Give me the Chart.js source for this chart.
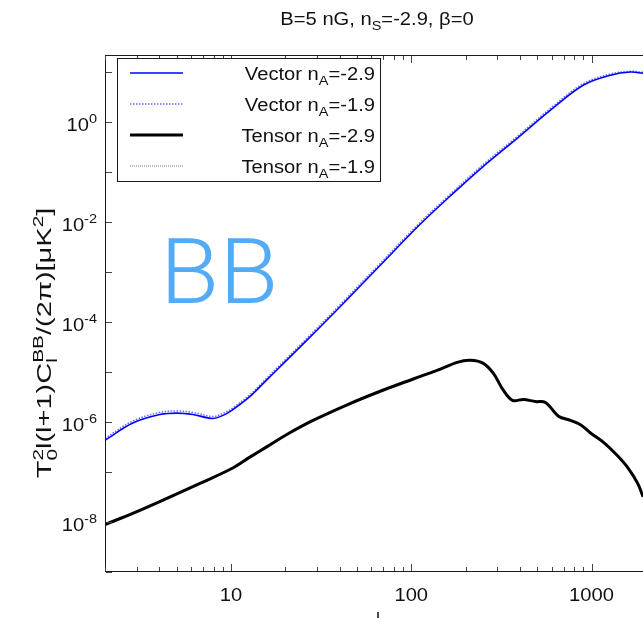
<!DOCTYPE html>
<html>
<head>
<meta charset="utf-8">
<script src="https://cdn.jsdelivr.net/npm/chart.js@4.4.1/dist/chart.umd.min.js"></script>
<style>
  html, body { margin: 0; padding: 0; background: #fff; }
  #wrap { width: 643px; height: 618px; }
</style>
</head>
<body>
<div id="wrap"><canvas id="chart" width="643" height="618"></canvas></div>
<script>
// multipole l for the vector curves
const ellVector = [2, 2.85, 4.03, 5.01, 6.15, 7.94, 9.03, 10.1, 12.8, 15.1, 20, 26.4, 40.3, 67.3,
  112, 164.6, 251, 388, 592, 903, 1276, 1648, 1930];
const vectorA29 = [4.3e-7, 9.5e-7, 1.4e-6, 1.5e-6, 1.4e-6, 1.17e-6, 1.35e-6, 1.7e-6, 3.27e-6, 5.9e-6,
  1.6e-5, 4.3e-5, 2.0e-4, 1.35e-3, 8.9e-3, 0.0327, 0.128, 0.47, 1.7, 5.4, 8.5, 9.8, 9.3];
const vectorA19 = [4.7e-7, 1.04e-6, 1.55e-6, 1.65e-6, 1.55e-6, 1.28e-6, 1.48e-6, 1.85e-6, 3.55e-6, 6.4e-6,
  1.75e-5, 4.7e-5, 2.2e-4, 1.48e-3, 9.7e-3, 0.0355, 0.14, 0.51, 1.85, 5.8, 9.0, 10.2, 9.7];

// multipole l for the tensor curves
const ellTensor = [2, 2.85, 4.41, 6.73, 10.1, 12.8, 15.85, 20.4, 28.5, 44.1, 67.3, 102.6, 139,
  180, 212, 251, 285.6, 324, 364, 419, 489, 555, 656, 765, 869, 987, 1166, 1394, 1585, 1803, 1930];
const tensorA29 = [8.9e-9, 1.48e-8, 2.95e-8, 5.9e-8, 1.17e-7, 2.0e-7, 3.2e-7, 5.6e-7, 1.07e-6,
  2.2e-6, 4.1e-6, 7.2e-6, 1.07e-5, 1.55e-5, 1.7e-5, 1.48e-5, 9.3e-6, 4.3e-6, 2.7e-6, 2.8e-6, 2.55e-6,
  2.45e-6, 1.3e-6, 1.07e-6, 8.8e-7, 6.0e-7, 3.9e-7, 2.1e-7, 1.23e-7, 5.9e-8, 3.2e-8];
const tensorA19 = [8.9e-9, 1.48e-8, 2.95e-8, 5.9e-8, 1.17e-7, 2.0e-7, 3.2e-7, 5.6e-7, 1.07e-6,
  2.2e-6, 4.1e-6, 7.2e-6, 1.07e-5, 1.55e-5, 1.7e-5, 1.48e-5, 9.3e-6, 4.3e-6, 2.7e-6, 2.8e-6, 2.55e-6,
  2.45e-6, 1.3e-6, 1.07e-6, 8.8e-7, 6.0e-7, 3.9e-7, 2.1e-7, 1.23e-7, 5.9e-8, 3.2e-8];

const seriesLabels = ["Vector n_{A}=-2.9", "Vector n_{A}=-1.9", "Tensor n_{A}=-2.9", "Tensor n_{A}=-1.9"];

// ticks
const xTickValues = [2, 3, 4, 5, 6, 7, 8, 9, 10, 20, 30, 40, 50, 60, 70, 80, 90,
  100, 200, 300, 400, 500, 600, 700, 800, 900, 1000];
const xTickLabels = { 10: "10", 100: "100", 1000: "1000" };
const yTickValues = [1e-9, 1e-8, 1e-7, 1e-6, 1e-5, 1e-4, 1e-3, 1e-2, 1e-1, 1, 10];
const yLabelExps = [0, -2, -4, -6, -8];

const titleText = "B=5 nG, n_{S}=-2.9, β=0";
const yAxisTitle = "T_{0}^{2}l(l+1)C_{l}^{BB}/(2π)[μK^{2}]";
const xAxisTitle = "l";
const panelTag = "BB";

const FONT = "'Liberation Sans', Arial, sans-serif";
const SX = 1.12; // text runs a bit wide in the reference

function pts(xs, ys) {
  return xs.map((x, i) => ({ x: x, y: ys[i] }));
}

// split "n_{A}" style strings into normal / sub / sup pieces
function tokens(str) {
  const out = [];
  const re = /([_^])\{([^}]*)\}/g;
  let last = 0, m;
  while ((m = re.exec(str))) {
    if (m.index > last) out.push({ t: str.slice(last, m.index), m: "n" });
    out.push({ t: m[2], m: m[1] === "_" ? "sub" : "sup" });
    last = re.lastIndex;
  }
  if (last < str.length) out.push({ t: str.slice(last), m: "n" });
  return out;
}

function layoutRich(ctx, str, size, sx) {
  const toks = tokens(str);
  const pieces = [];
  let x = 0;
  for (let i = 0; i < toks.length; i++) {
    const k = toks[i];
    const s = k.m === "n" ? size : size * 0.72;
    const font = s + "px " + FONT;
    ctx.font = font;
    const w = ctx.measureText(k.t).width * sx;
    const dy = k.m === "sub" ? size * 0.3 : k.m === "sup" ? -size * 0.42 : 0;
    pieces.push({ t: k.t, x: x, dy: dy, font: font });
    const nx = toks[i + 1];
    if (k.m === "sub" && nx && nx.m === "sup") {
      ctx.font = font;
      const w2 = ctx.measureText(nx.t).width * sx;
      pieces.push({ t: nx.t, x: x, dy: -size * 0.42, font: font });
      x += Math.max(w, w2);
      i++;
    } else {
      x += w;
    }
  }
  return { pieces: pieces, width: x };
}

function drawRich(ctx, str, x, y, size, align, sx) {
  sx = sx || SX;
  const lay = layoutRich(ctx, str, size, sx);
  let x0 = x;
  if (align === "center") x0 = x - lay.width / 2;
  if (align === "right") x0 = x - lay.width;
  ctx.textAlign = "left";
  ctx.textBaseline = "alphabetic";
  lay.pieces.forEach(p => {
    ctx.save();
    ctx.font = p.font;
    ctx.translate(x0 + p.x, y + p.dy);
    ctx.scale(sx, 1);
    ctx.fillText(p.t, 0, 0);
    ctx.restore();
  });
}

const frame = {
  id: "frame",
  afterDraw(chart) {
    const ctx = chart.ctx;
    const a = chart.chartArea;
    const xs = chart.scales.x, ys = chart.scales.y;
    const L = Math.round(a.left), T = Math.round(a.top), B = Math.round(a.bottom);
    ctx.save();
    ctx.setLineDash([]);
    ctx.globalAlpha = 1;

    // frame (right side runs off the canvas)
    ctx.fillStyle = "#1a1a1a";
    ctx.fillRect(L, T, 643 - L, 1);
    ctx.fillRect(L, T, 1, B - T);
    ctx.fillRect(L, B - 1, 643 - L, 1);

    // inward ticks, bottom and top
    ctx.fillStyle = "#444";
    xTickValues.forEach(v => {
      const px = Math.round(xs.getPixelForValue(v));
      const len = xTickLabels[v] ? 7 : 4;
      ctx.fillRect(px, B - 1 - len, 1, len);
      ctx.fillRect(px, T + 1, 1, len);
    });
    yTickValues.forEach(v => {
      const py = Math.round(ys.getPixelForValue(v));
      ctx.fillRect(L + 1, py, 6, 1);
    });

    ctx.fillStyle = "#111";
    // x labels
    xTickValues.forEach(v => {
      if (!xTickLabels[v]) return;
      drawRich(ctx, xTickLabels[v], xs.getPixelForValue(v), 601, 18, "center");
    });
    // y labels
    yLabelExps.forEach(e => {
      const py = ys.getPixelForValue(Math.pow(10, e));
      drawRich(ctx, "10^{" + e + "}", 97, py + 9, 18, "right");
    });

    // title
    drawRich(ctx, titleText, 377, 25, 18, "center");

    // x axis title (mostly below the visible frame)
    ctx.save();
    ctx.font = "18px " + FONT;
    ctx.textAlign = "center";
    ctx.textBaseline = "top";
    ctx.fillText(xAxisTitle, 378, 611);
    ctx.restore();

    // y axis title
    ctx.save();
    ctx.translate(51, 343);
    ctx.rotate(-Math.PI / 2);
    drawRich(ctx, yAxisTitle, 0, 0, 20, "center", 1.45);
    ctx.restore();

    // panel tag
    ctx.save();
    ctx.fillStyle = "#55aaf6";
    ctx.font = "300 91px Roboto, 'Liberation Sans', sans-serif";
    ctx.textAlign = "left";
    ctx.textBaseline = "alphabetic";
    ctx.translate(160, 303);
    ctx.scale(1.06, 1);
    ctx.fillText(panelTag, 0, 0);
    ctx.restore();

    // legend
    const lx0 = 117.5, ly0 = 58.5, lx1 = 380.5, ly1 = 181.5;
    ctx.fillStyle = "#fff";
    ctx.fillRect(lx0, ly0, lx1 - lx0, ly1 - ly0);
    ctx.strokeStyle = "#1a1a1a";
    ctx.lineWidth = 1;
    ctx.strokeRect(lx0, ly0, lx1 - lx0, ly1 - ly0);
    chart.data.datasets.forEach((ds, i) => {
      const yy = 73 + i * 31;
      ctx.save();
      ctx.strokeStyle = ds.borderColor;
      ctx.lineWidth = ds.borderWidth;
      ctx.setLineDash(ds.borderDash || []);
      ctx.beginPath();
      ctx.moveTo(130, yy);
      ctx.lineTo(183, yy);
      ctx.stroke();
      ctx.restore();
      ctx.fillStyle = "#111";
      drawRich(ctx, ds.label, 375, yy + 6.5, 18, "right");
    });
    ctx.restore();
  }
};

new Chart(document.getElementById("chart"), {
  type: "line",
  data: {
    datasets: [
      {
        label: seriesLabels[0],
        data: pts(ellVector, vectorA29),
        borderColor: "#0000ff",
        borderWidth: 1.6,
        order: 1,
      },
      {
        label: seriesLabels[1],
        data: pts(ellVector, vectorA19),
        borderColor: "#6a6aff",
        borderWidth: 1.5,
        borderDash: [1.5, 1.5],
        order: 2,
      },
      {
        label: seriesLabels[2],
        data: pts(ellTensor, tensorA29),
        borderColor: "#000000",
        borderWidth: 3,
        order: 3,
      },
      {
        label: seriesLabels[3],
        data: pts(ellTensor, tensorA19),
        borderColor: "#777777",
        borderWidth: 1,
        borderDash: [1, 1],
        order: 4,
      },
    ],
  },
  options: {
    responsive: false,
    animation: false,
    elements: {
      point: { radius: 0 },
      line: { tension: 0.35, fill: false },
    },
    layout: { padding: { top: 55, left: 0, right: 0, bottom: 0 } },
    plugins: {
      legend: { display: false },
      title: { display: false },
      tooltip: { enabled: false },
    },
    scales: {
      x: {
        type: "logarithmic",
        min: 2,
        max: 1930,
        ticks: { display: false },
        grid: { display: false },
        border: { display: false },
        afterFit: s => { s.height = 46; },
      },
      y: {
        type: "logarithmic",
        min: 1e-9,
        max: 21.5,
        ticks: { display: false },
        grid: { display: false },
        border: { display: false },
        afterFit: s => { s.width = 105; },
      },
    },
  },
  plugins: [frame],
});
</script>
</body>
</html>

===

■ **WHAT THE EXERCISE ASKS**
Set down again, exactly, the lines of the material above from its first line to the one with "9.0, 10.2, 9.7];", inclusive. Leave the pictures out.

■ **EXPECTED ANSWER**
Give me the Chart.js source for this chart.
<!DOCTYPE html>
<html>
<head>
<meta charset="utf-8">
<script src="https://cdn.jsdelivr.net/npm/chart.js@4.4.1/dist/chart.umd.min.js"></script>
<style>
  html, body { margin: 0; padding: 0; background: #fff; }
  #wrap { width: 643px; height: 618px; }
</style>
</head>
<body>
<div id="wrap"><canvas id="chart" width="643" height="618"></canvas></div>
<script>
// multipole l for the vector curves
const ellVector = [2, 2.85, 4.03, 5.01, 6.15, 7.94, 9.03, 10.1, 12.8, 15.1, 20, 26.4, 40.3, 67.3,
  112, 164.6, 251, 388, 592, 903, 1276, 1648, 1930];
const vectorA29 = [4.3e-7, 9.5e-7, 1.4e-6, 1.5e-6, 1.4e-6, 1.17e-6, 1.35e-6, 1.7e-6, 3.27e-6, 5.9e-6,
  1.6e-5, 4.3e-5, 2.0e-4, 1.35e-3, 8.9e-3, 0.0327, 0.128, 0.47, 1.7, 5.4, 8.5, 9.8, 9.3];
const vectorA19 = [4.7e-7, 1.04e-6, 1.55e-6, 1.65e-6, 1.55e-6, 1.28e-6, 1.48e-6, 1.85e-6, 3.55e-6, 6.4e-6,
  1.75e-5, 4.7e-5, 2.2e-4, 1.48e-3, 9.7e-3, 0.0355, 0.14, 0.51, 1.85, 5.8, 9.0, 10.2, 9.7];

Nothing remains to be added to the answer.